One famous account goes that the FA 43 Limited was a homebrew project of Hirokawa, developing the lens in his spare time. When the FA 43 Limited became popular (especially in its home country), he decided to develop two other lenses, one a short telephoto and the other a wide-angle. This story, however, is most certainly not true. According to Pentax itself, people at the company felt they should conceive a set of lenses with the quality and compactness to go with the newly proposed MZ-5 and MZ-3 film cameras. The sales department, however, was reluctant to go ahead with the project, as they were not sure they would sell well. Until then Pentax was known for their value-oriented offerings and was afraid customers wouldn't see the value of a set of small, yet expensive lenses. They decided to slow down the plan to release one lens at a time.

Since the FA 77mm Limited, as the second FA Limited lens had to be a compact portrait lens they decided against yet another 85mm.
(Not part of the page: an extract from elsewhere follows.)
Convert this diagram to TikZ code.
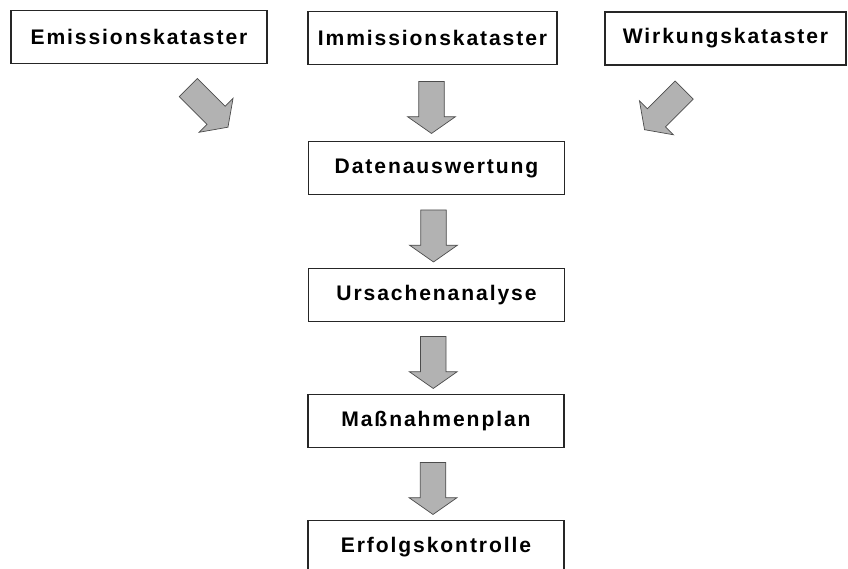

As Jun Hirakawa liked much the traditional Japanese cake made by the cake maker "喜月堂" who has a logo of the Chinese word "喜" writing similar to three seven "七" Chinese words, he simply thought about to design a 77mm lens.

The parts are machined manually. This process allowed the lenses to be released economically but subsequently prevented reducing costs as production scaled up.

== Design ==
The philosophy of the FA 77mm and its siblings differs from the usual practice applied when creating lenses. Instead of taking stringent starting points like specific focal lengths, apertures, and required resolution, the designer took more leeway with the specifications, which resulted in odd focal lengths (77 mm instead of the more common 75 mm or 85 mm) and unusual maximum apertures (f/1,8 instead of f/1,4.)

The late Shoji Otake, a famous Japanese photographer, suggested eschewing the typical way to design lenses which "test well" by using computer-aided design and evaluate test charts. By his suggestion, the development team dismissed that methodology and instead used a meticulous process of evaluation of prints by men.

By accepting a certain degree of field curvature they were able to minimise astigmatism and chromatic aberration to a bare minimum and to finetune the out-of-focus boundaries (bokeh.) Thanks to this deliberate shift in paradigm, the gains, while hard to quantify in numbers, are tangible when looking at images and help explain the so-called 3D rendering of the Limited lenses. These design choices results in lenses that are well adapted to portraiture and subject isolation.

The lens features Pentax ghostless coating, first introduced with the FA 43mm Limited, to reduce flare to a bare minimum. The Ghostless SMC was developed at request of the Japanese traffic police force who was faced with the problem with severe glares on photos of car plates taken during the night, thus making them unreadable.